A motion for judgment on the pleadings under Rule 12(c) of the Federal Rules of Civil Procedure is governed by the same standards as a motion to dismiss for failure to state a claim under Rule 12(b)(6). Adams, 742 F.3d at 727-28. The only difference between a motion for judgment on the pleadings and a motion to dismiss is timing; the standard is the same. Federated Mutual Ins. Co. v. Coyle Mechanical Supply Inc., 983 F.3d 307, 313 (7th Cir. 2020). “When a plaintiff moves for judgment on the pleadings, the motion should not be granted unless it appears beyond doubt that the nonmovant cannot prove facts sufficient to support its position, and that the plaintiff is entitled to relief.” Scottsdale Ins. Co. v. Columbia Ins. Grp., Inc., 972 F.3d 915, 919 (7th Cir. 2020). In order to succeed, “the moving party must demonstrate that there are no material issues of fact to be resolved.” Coyle Mechanical Supply Inc., 983 F.3d at 313 (quoting N. Ind. Gun & Outdoor Shows, Inc. v. City of S. Bend, 163 F.3d 449, 452 (7th Cir. 1998)). As with a motion to dismiss, the Court must determine whether the complaint states a claim to relief that is plausible on its face, drawing all reasonable inferences in the plaintiff's favor. Gill v. City of Milwaukee, 850 F.3d 335, 339 (7th Cir. 2017) (citations omitted).

DISCUSSION

I. Motion for Judgment on the Pleadings

Frugality moves for judgment on the pleadings based on two arguments. First, Frugality claims the facts pled do not make specific allegations to provide fair notice of the claims against Frugality. (Dkt. 91). Second, Frugality claims the Complaint does not sufficiently plead likelihood of confusion. (Id.). Both issues are addressed in turn below.

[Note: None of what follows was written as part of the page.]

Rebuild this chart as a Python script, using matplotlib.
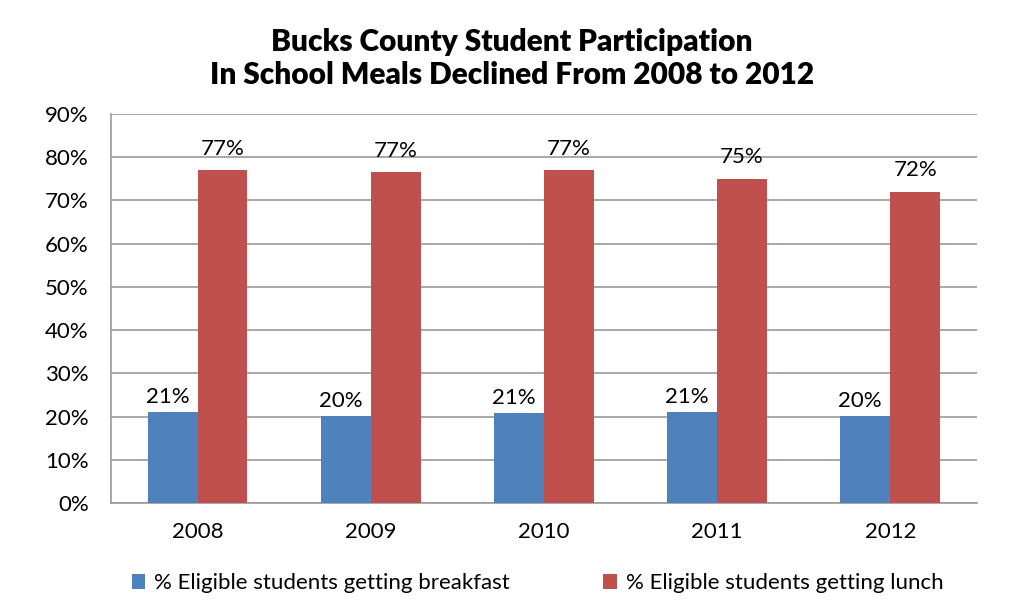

a. Specific Allegations Against Frugality

Though the Complaint does not mention Frugality by name, Plaintiff pleads plausible facts to provide sufficient fair notice. As a threshold point, referring to defendants collectively is appropriate when the plaintiff alleges that defendants engaged in the same conduct. Brooks v. Ross, 578 F.3d 574, 582 (7th Cir. 2009); see, e.g., Slep-Tone Ent. Corp. v. Coyne, 41 F.Supp.3d 707, 714 (N.D. Ill. 2014). Both parties agree Plaintiff sufficiently pled the existence of its trademark. (Dkt. 94; Dkt. 95). The issue is whether Plaintiff provided a sufficient basis for pleading Frugality's unauthorized use of the trademark. Plaintiff's use of the term “Defendants” is properly viewed as applicable to Frugality individually. The facts pled against all Defendants are also pled specifically against Frugality. Plaintiff provides fair notice to Frugality of the claims at issue without mentioning Frugality by name or providing evidence to support the claims.

To satisfy pleading standards, a complaint must include “a short and plain statement of the claim showing that the pleader is entitled to relief.” Fed.R.Civ.P. 8(a)(2). The pleading requirements do not mandate an elaborate recounting of the facts. Ashcroft v. Iqbal, 556 U.S. 662, 678 (2009). Plaintiff is not required to plead facts with particularity, and neither party contends that a heightened standard applies to the Complaint. (Dkt. 94; Dkt. 95 at 4 (“Defendant does not argue for or encourage this Court to employ a heightened pleading standard.”)); see, e.g., MGA Ent., Inc. v. Dynacraft BSC, Inc., 2018 WL 2448123 at *3 (C.D. Cal. May 30, 2018) (“There is no case in which the heightened [9(b) pleading] standard has been applied to such trademark counterfeiting claims.”). Still, mere legal conclusions are insufficient to satisfy the pleading standards. Brooks, 578 F.3d at 581. Plaintiff must plead facts sufficient to provide Frugality “fair notice of what the . . . claim is and the grounds upon which it rests.” Bell Atlantic Corp. v. Twombly, 550 U.S. 544, 555 (2007) (quoting Conley v. Gibson, 355 U.S. 41, 47 (1957)).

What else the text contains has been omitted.